Air Force setting up Silicon Valley office
The USAF will be joining the Department of Defense in Silicon Valley.
A week after the Defense Department announced it would open an office in Silicon Valley, the Air Force CIO said his service is ahead of the curve setting up shop in Northern California. The Air Force's presence in the Valley is meant to "rapidly turn technologies toward operational capabilities," Lt. Gen. William Bender said May 1.
Given that Bender has had an Air Force liaison in Silicon Valley building relationships with academia for a year, “I didn’t see fit to wait on” getting it set up, he said at a luncheon hosted by AFCEA’s Northern Virginia chapter.
Solidifying a presence in Silicon Valley is Bender’s latest move to shake up the Air Force’s approach to IT since becoming CIO in September. In December, he announced plans for a cybersecurity task force to thoroughly examine the Air Force’s network vulnerabilities.
Bender said the Air Force’s emphasis on cybersecurity aligns well with that of Defense Secretary Ashton Carter. The secretary’s first Saturday briefing of military service officials was on cybersecurity, said Bender, adding that, in Carter’s eyes, about 80 percent of DOD’s cyber mission is network defense. Bender did not fill in the blank for the other 20 percent of the mission, but added: “We need to know what our offensive capabilities are so that when the president asks following a Sony, ‘What can you do about it?’…We have to have an answer to that.”
Bender was referring to the crippling cyberattack that hit Sony Pictures Entertainment in November, which U.S. officials have blamed on North Korea. Pyongyang blamed Washington for an Internet outage in North Korea the following month.
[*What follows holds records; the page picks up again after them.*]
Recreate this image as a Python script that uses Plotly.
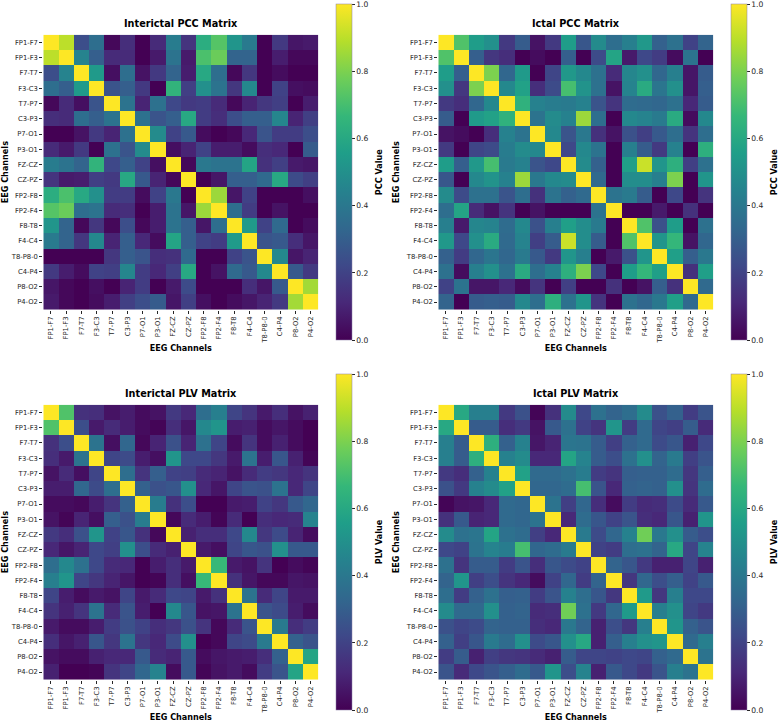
import plotly.graph_objects as go

WIDTH, HEIGHT = 779, 722

CHANNELS = ["FP1-F7", "FP1-F3", "F7-T7", "F3-C3", "T7-P7", "C3-P3", "P7-O1", "P3-O1", "FZ-CZ",
            "CZ-PZ", "FP2-F8", "FP2-F4", "F8-T8", "F4-C4", "T8-P8-0", "C4-P4", "P8-O2", "P4-O2"]

# Each connectivity matrix is symmetric, so only the upper triangle is listed, row by row.
INTERICTAL_PCC = [
    [1, .90, .24, .36, .02, .13, .00, .12, .42, .15, .62, .73, .52, .41, .00, .17, .06, .07],
    [1, .45, .30, .12, .12, .00, .07, .38, .07, .71, .77, .32, .32, .00, .08, .02, .02],
    [1, .54, .04, .36, .05, .17, .32, .08, .60, .36, .02, .16, .00, .03, .00, .00],
    [1, .26, .30, .17, .00, .65, .19, .50, .38, .16, .47, .00, .20, .04, .03],
    [1, .38, .10, .37, .22, .17, .18, .12, .02, .10, .16, .19, .00, .08],
    [1, .37, .26, .30, .60, .18, .13, .24, .30, .30, .46, .10, .19],
    [1, .48, .20, .28, .03, .00, .02, .11, .26, .18, .18, .24],
    [1, .04, .10, .20, .08, .08, .03, .13, .11, .00, .29],
    [1, .02, .40, .38, .38, .58, .14, .19, .07, .06],
    [1, .00, .06, .30, .30, .34, .60, .23, .19],
    [1, .85, .06, .20, .00, .00, .00, .04],
    [1, .36, .18, .00, .05, .00, .00],
    [1, .54, .20, .34, .00, .03],
    [1, .26, .28, .13, .06],
    [1, .47, .06, .10],
    [1, .28, .17],
    [1, .86],
    [1],
]

ICTAL_PCC = [
    [1, .72, .55, .50, .17, .29, .05, .17, .55, .27, .48, .36, .43, .53, .31, .37, .20, .32],
    [1, .30, .16, .13, .00, .03, .00, .30, .00, .23, .58, .07, .22, .18, .03, .38, .00],
    [1, .80, .33, .54, .00, .21, .53, .47, .37, .12, .46, .50, .33, .43, .06, .29],
    [1, .47, .57, .13, .23, .70, .51, .37, .05, .45, .61, .39, .50, .06, .30],
    [1, .64, .44, .42, .41, .44, .26, .15, .35, .34, .33, .37, .11, .29],
    [1, .38, .48, .44, .85, .36, .00, .47, .45, .41, .61, .03, .47],
    [1, .47, .26, .40, .14, .05, .25, .19, .28, .36, .15, .36],
    [1, .22, .47, .38, .00, .43, .29, .17, .44, .00, .63],
    [1, .48, .31, .00, .56, .92, .52, .63, .19, .37],
    [1, .34, .00, .49, .49, .43, .80, .00, .52],
    [1, .38, .41, .29, .00, .22, .00, .15],
    [1, .00, .00, .07, .00, .14, .00],
    [1, .72, .25, .55, .00, .37],
    [1, .52, .66, .05, .33],
    [1, .56, .30, .40],
    [1, .14, .56],
    [1, .34],
    [1],
]

INTERICTAL_PLV = [
    [1, .72, .14, .13, .05, .08, .03, .05, .17, .11, .36, .43, .21, .15, .07, .13, .05, .09],
    [1, .24, .07, .12, .08, .03, .01, .13, .06, .47, .52, .08, .09, .03, .06, .03, .00],
    [1, .38, .04, .33, .02, .10, .25, .10, .37, .21, .03, .15, .03, .09, .03, .00],
    [1, .21, .23, .08, .04, .52, .22, .22, .16, .07, .38, .08, .27, .09, .01],
    [1, .36, .15, .30, .20, .19, .12, .10, .05, .12, .18, .16, .11, .15],
    [1, .31, .25, .27, .50, .11, .06, .21, .26, .25, .38, .11, .21],
    [1, .42, .14, .24, .00, .00, .07, .08, .20, .16, .28, .33],
    [1, .02, .12, .08, .01, .12, .00, .13, .11, .12, .45],
    [1, .09, .13, .13, .22, .47, .16, .23, .10, .03],
    [1, .07, .04, .21, .27, .25, .50, .28, .28],
    [1, .67, .07, .05, .15, .00, .03, .01],
    [1, .14, .06, .02, .02, .06, .05],
    [1, .38, .12, .21, .07, .07],
    [1, .26, .23, .08, .03],
    [1, .41, .13, .18],
    [1, .31, .26],
    [1, .58],
    [1],
]

ICTAL_PLV = [
    [1, .60, .43, .43, .17, .25, .01, .14, .48, .22, .37, .32, .36, .48, .25, .31, .18, .26],
    [1, .29, .29, .13, .17, .05, .28, .37, .20, .15, .52, .18, .34, .21, .19, .29, .12],
    [1, .63, .31, .44, .06, .10, .39, .38, .29, .19, .31, .34, .23, .27, .09, .22],
    [1, .44, .48, .11, .11, .58, .45, .29, .24, .37, .50, .32, .41, .19, .26],
    [1, .57, .34, .34, .37, .42, .18, .15, .30, .31, .31, .35, .16, .30],
    [1, .33, .33, .35, .70, .26, .11, .31, .32, .31, .50, .15, .35],
    [1, .38, .19, .33, .13, .03, .18, .12, .13, .23, .12, .28],
    [1, .11, .35, .27, .20, .26, .13, .11, .27, .09, .52],
    [1, .41, .23, .33, .44, .78, .40, .50, .29, .24],
    [1, .20, .18, .36, .37, .32, .60, .21, .45],
    [1, .32, .27, .17, .09, .09, .21, .09],
    [1, .16, .33, .24, .30, .20, .28],
    [1, .54, .16, .43, .22, .22],
    [1, .43, .50, .21, .17],
    [1, .52, .31, .26],
    [1, .34, .43],
    [1, .38],
    [1],
]


def mirror(upper):
    """Expand upper-triangle rows into a full symmetric matrix."""
    n = len(upper)
    full = [[0.0] * n for _ in range(n)]
    for i, row in enumerate(upper):
        for offset, value in enumerate(row):
            full[i][i + offset] = value
            full[i + offset][i] = value
    return full


# title, colorbar label, values, heatmap left edge, heatmap top edge (pixels)
PANELS = [
    ("Interictal PCC Matrix", "PCC Value", INTERICTAL_PCC, 43.3, 34.7),
    ("Ictal PCC Matrix", "PCC Value", ICTAL_PCC, 438.3, 34.7),
    ("Interictal PLV Matrix", "PLV Value", INTERICTAL_PLV, 43.3, 404.7),
    ("Ictal PLV Matrix", "PLV Value", ICTAL_PLV, 438.3, 404.7),
]
SIZE = 275.0
CBAR_LEN = 336.3
FONT = "DejaVu Sans"
INK = "#262626"
LABEL_FONT = dict(family=FONT, size=8.1, color="#000")
TICK_FONT = dict(family=FONT, size=6.8, color=INK)

fig = go.Figure()
layout = {}
for k, (title, cbar_label, upper, left, top) in enumerate(PANELS, start=1):
    suffix = "" if k == 1 else str(k)
    cbar_top = top - 30.7
    fig.add_trace(go.Heatmap(
        z=mirror(upper), x=CHANNELS, y=CHANNELS,
        xaxis=f"x{suffix}", yaxis=f"y{suffix}",
        colorscale="Viridis", zmin=0, zmax=1,
        colorbar=dict(
            x=(left + 292.4) / WIDTH, xanchor="left", xpad=0,
            y=1 - (cbar_top + CBAR_LEN / 2) / HEIGHT, yanchor="middle", ypad=0,
            len=CBAR_LEN / HEIGHT, lenmode="fraction",
            thickness=16.3, thicknessmode="pixels",
            outlinewidth=0.5, outlinecolor="#8a7fa8",
            tickmode="array", tickvals=[0, .2, .4, .6, .8, 1],
            ticktext=["0.0", "0.2", "0.4", "0.6", "0.8", "1.0"],
            ticks="outside", ticklen=3, tickwidth=0.7, tickcolor=INK,
            tickfont=dict(family=FONT, size=7.6, color=INK),
            ticklabeloverflow="allow",
        ),
    ))
    layout[f"xaxis{suffix}"] = dict(
        domain=[left / WIDTH, (left + SIZE) / WIDTH], anchor=f"y{suffix}",
        tickangle=-90, ticks="outside", ticklen=3, tickwidth=0.7, tickcolor=INK,
        tickfont=TICK_FONT, showgrid=False, zeroline=False, range=[-0.5, 17.5],
        title=dict(text="<b>EEG Channels</b>", standoff=2, font=LABEL_FONT),
    )
    layout[f"yaxis{suffix}"] = dict(
        domain=[1 - (top + SIZE) / HEIGHT, 1 - top / HEIGHT], anchor=f"x{suffix}",
        ticks="outside", ticklen=3, tickwidth=0.7, tickcolor=INK,
        tickfont=TICK_FONT, showgrid=False, zeroline=False, range=[17.5, -0.5],
        title=dict(text="<b>EEG Channels</b>", standoff=4, font=LABEL_FONT),
    )
    fig.add_annotation(
        text=f"<b>{title}</b>", xref="paper", yref="paper", showarrow=False,
        x=(left + SIZE / 2) / WIDTH, y=1 - (top - 11.5) / HEIGHT,
        xanchor="center", yanchor="middle",
        font=dict(family=FONT, size=9.7, color="#000"),
    )
    fig.add_annotation(
        text=f"<b>{cbar_label}</b>", xref="paper", yref="paper", showarrow=False,
        x=(left + 335.7) / WIDTH, y=1 - (cbar_top + CBAR_LEN / 2) / HEIGHT,
        xanchor="center", yanchor="middle", textangle=-90,
        font=LABEL_FONT,
    )

fig.update_layout(width=WIDTH, height=HEIGHT, margin=dict(l=0, r=0, t=0, b=0),
                  paper_bgcolor="white", plot_bgcolor="white", **layout)
fig.write_html("out.html")
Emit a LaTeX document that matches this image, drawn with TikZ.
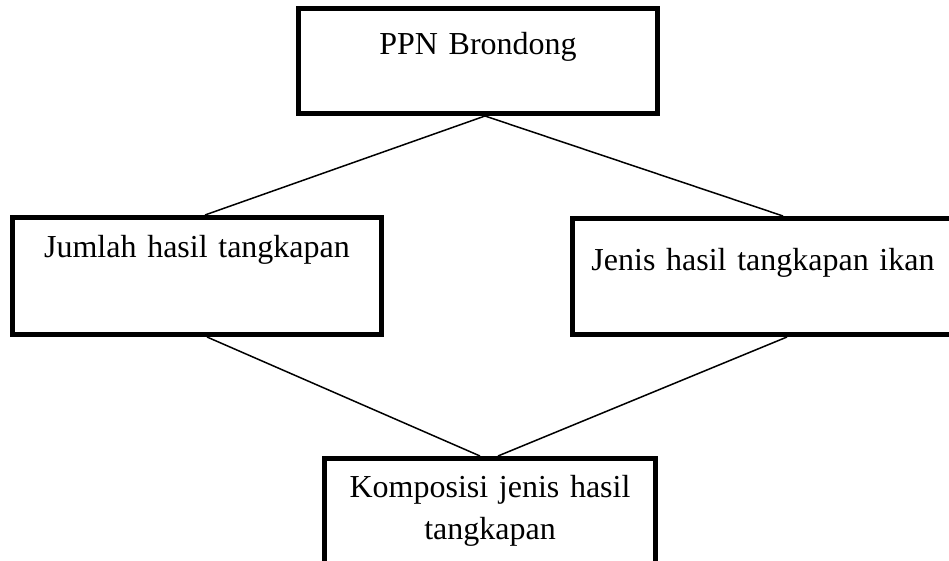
\documentclass[tikz,border=0pt]{standalone}
\usepackage{fontspec}
\setmainfont{Liberation Serif}

\tikzset{
    kotak/.style={draw, line width=5pt, inner sep=0pt, align=center,
        font=\fontsize{32}{42}\selectfont},
    garis/.style={line width=1.5pt}
}

\begin{document}
\begin{tikzpicture}[x=1pt,y=1pt]
    % Page frame
    \clip (0,0) rectangle (949,561);

    % Boxes
    \node[kotak, anchor=base, text width=359pt, text height=46.5pt, text depth=58.5pt]
        (ppn) at (478,506) {PPN Brondong};
    \node[kotak, anchor=base, text width=369pt, text height=40.5pt, text depth=76.5pt]
        (jumlah) at (197,303) {Jumlah hasil tangkapan};
    \node[kotak, anchor=base, text width=381pt, text height=52.5pt, text depth=63.5pt]
        (jenis) at (763,290) {Jenis hasil tangkapan ikan};
    \node[kotak, anchor=base, text width=331pt, text height=39.5pt, text depth=100pt]
        (komposisi) at (490,63) {Komposisi jenis hasil\\tangkapan};

    % Connecting lines
    \draw[garis] ([xshift=7pt]ppn.south) -- ([xshift=8pt]jumlah.north);
    \draw[garis] ([xshift=7pt]ppn.south) -- ([xshift=20pt]jenis.north);
    \draw[garis] ([xshift=10pt]jumlah.south) -- ([xshift=-10pt]komposisi.north);
    \draw[garis] ([xshift=24pt]jenis.south) -- ([xshift=8pt]komposisi.north);
\end{tikzpicture}
\end{document}
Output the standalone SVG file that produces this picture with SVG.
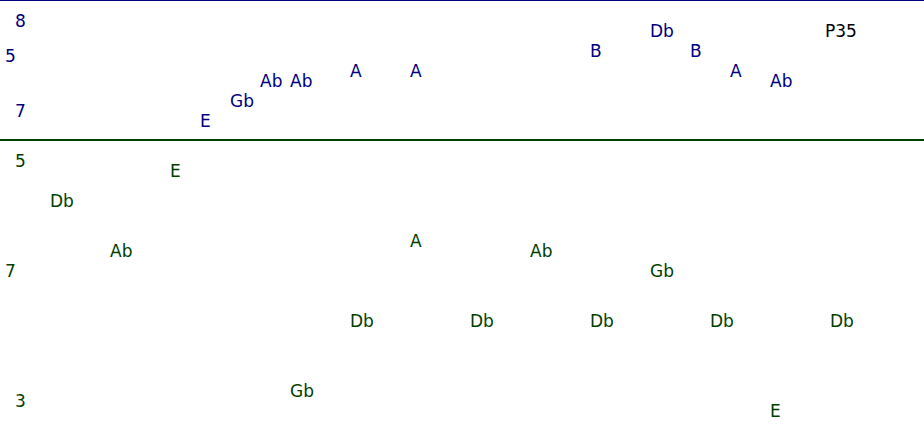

Though U.S. officials have generally avoided commenting on that accusation, Texas Republican Michael McCaul, chairman of the House Homeland Security Committee, said in March that “there were some cyber responses to North Korea” after the Sony Pictures attack.
Correction: This article was updated to reflect that the USAF office in Silicon Valley is part of a larger Department of Defense site, and not its own facility.